I was considering names initially, but then the permutation vectors took so much space to print with the name that I did not add them. I think consistently providing them is a good idea and I will add your commits to the code base. I had to disable snapshot testing since the order/or reverse order is not defined and depends on many things including the random number generator.

Thank you for your contribution.

stephenturner commented 10 months ago

I wonder if this is causing a test failure.

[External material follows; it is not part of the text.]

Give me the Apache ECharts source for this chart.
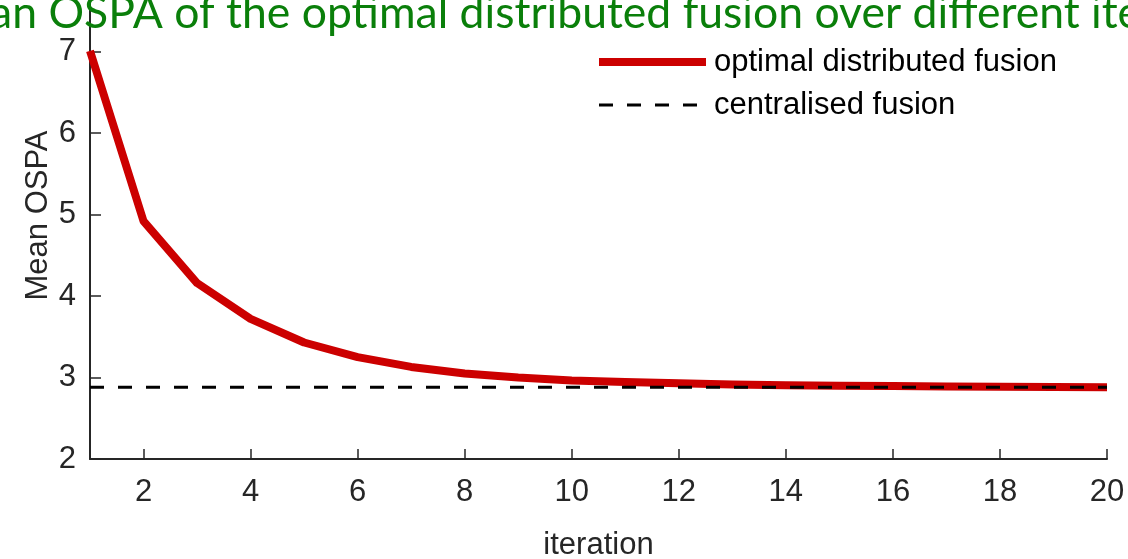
<!DOCTYPE html>
<html>
<head>
<meta charset="utf-8">
<script src="https://cdn.jsdelivr.net/npm/echarts@6/dist/echarts.min.js"></script>
<style>
html,body{margin:0;padding:0;background:#fff;}
#c{width:1128px;height:559px;}
</style>
</head>
<body>
<div id="c"></div>
<script>
const iterations = [1,2,3,4,5,6,7,8,9,10,11,12,13,14,15,16,17,18,19,20];
const optimalDistributed = [7.01,4.92,4.16,3.72,3.43,3.25,3.13,3.05,3.00,2.965,2.945,2.93,2.915,2.905,2.90,2.895,2.89,2.888,2.885,2.882];
const centralised = [2.88,2.88,2.88,2.88,2.88,2.88,2.88,2.88,2.88,2.88,2.88,2.88,2.88,2.88,2.88,2.88,2.88,2.88,2.88,2.88];
const xTickValues = [2,4,6,8,10,12,14,16,18,20];
const yTickValues = [2,3,4,5,6,7];
const titleText = 'Mean OSPA of the optimal distributed fusion over different iterations';
const seriesNames = ['optimal distributed fusion','centralised fusion'];

const txt = '#262626';
const font = 'Liberation Sans, Arial, sans-serif';
const chart = echarts.init(document.getElementById('c'), null, {renderer:'canvas'});
chart.setOption({
  animation:false,
  backgroundColor:'#fff',
  graphic:[{
    type:'text', left:-74, top:-9, z:100,
    style:{text:titleText, fill:'#0a7f0a', font:'44.5px Lato, sans-serif'}
  }],
  grid:{left:90,right:21,top:0,bottom:100,containLabel:false,outerBoundsMode:'none'},
  legend:{
    orient:'vertical', left:595, top:46, padding:0, itemWidth:107, itemHeight:10, itemGap:11,
    textStyle:{color:'#000', fontFamily:font, fontSize:31, lineHeight:32, padding:[0,0,0,3]},
    lineStyle:{width:'inherit'},
    itemStyle:{opacity:0},
    data:seriesNames
  },
  xAxis:{
    type:'value', min:1, max:20,
    name:'iteration', nameLocation:'middle', nameGap:71, nameMoveOverlap:false,
    nameTextStyle:{color:txt, fontFamily:font, fontSize:31},
    axisLine:{show:true, onZero:false, lineStyle:{color:txt, width:2}},
    axisTick:{show:true, inside:true, length:10, lineStyle:{color:txt, width:1.5}, customValues:xTickValues},
    axisLabel:{color:txt, fontFamily:font, fontSize:31, margin:18, customValues:xTickValues},
    splitLine:{show:false}
  },
  yAxis:{
    type:'value', min:2, max:7.634,
    name:'Mean OSPA', nameLocation:'middle', nameGap:36, nameRotate:90, nameMoveOverlap:false,
    nameTextStyle:{color:txt, fontFamily:font, fontSize:31, padding:[0,0,0,28]},
    axisLine:{show:true, onZero:false, lineStyle:{color:txt, width:2}},
    axisTick:{show:true, inside:true, length:11, lineStyle:{color:txt, width:1.5}, customValues:yTickValues},
    axisLabel:{color:txt, fontFamily:font, fontSize:31, margin:14, customValues:yTickValues},
    splitLine:{show:false}
  },
  series:[
    {
      name:seriesNames[0], type:'line', symbol:'none', z:3,
      data:iterations.map((x,i)=>[x, optimalDistributed[i]]),
      lineStyle:{color:'#cc0000', width:8, join:'round'},
      itemStyle:{color:'#cc0000'}
    },
    {
      name:seriesNames[1], type:'line', symbol:'none', z:4,
      data:iterations.map((x,i)=>[x, centralised[i]]),
      lineStyle:{color:'#000', width:3, type:[14,14]},
      itemStyle:{color:'#000'}
    }
  ]
});
</script>
</body>
</html>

https://cran.r-project.org/web/checks/check_results_seriation.html

I got a note from CRAN today that my package will be archived because seriation is failing a test

  ══ Skipped tests (1) ═══════════════════════════════════════════════════════════
  • On CRAN (1): 'test-zzz_seriate_extra.R:38:1'

  ══ Failed tests ════════════════════════════════════════════════════════════════
  ── Failure ('test-seriate.R:267:3'): test if seriate.dist returns expected results ──
  Seriation method MDS_angle does not return the correct order!
   is not TRUE

  `actual`:   FALSE
  `expected`: TRUE 

  [ FAIL 1 | WARN 0 | SKIP 1 | PASS 327 ]
  Error: Test failures
  Execution halted
* checking for unstated dependencies in vignettes ... OK
* checking package vignettes in ‘inst/doc’ ... OK
* checking re-building of vignette outputs ... [45s/176s] OK
* checking PDF version of manual ... [12s/49s] OK
* checking HTML version of manual ... [8s/29s] OK
* checking for non-standard things in the check directory ... OK
* checking for detritus in the temp directory ... OK
* DONE

Status: 1 ERROR
See
  ‘/data/gannet/ripley/R/packages/tests-OpenBLAS/seriation.Rcheck/00check.log’
for details.
mhahsler commented 10 months ago

Hi, sorry about that. The source is indeed a test in seriation. I am working on figuring out why eigen() produces such different results on OpenBLAS that the resulting seritation order is different. Maybe I need to change the example so that a small numerical change does not change the permutation. I will resolve this in the next few days.

Regards, Michael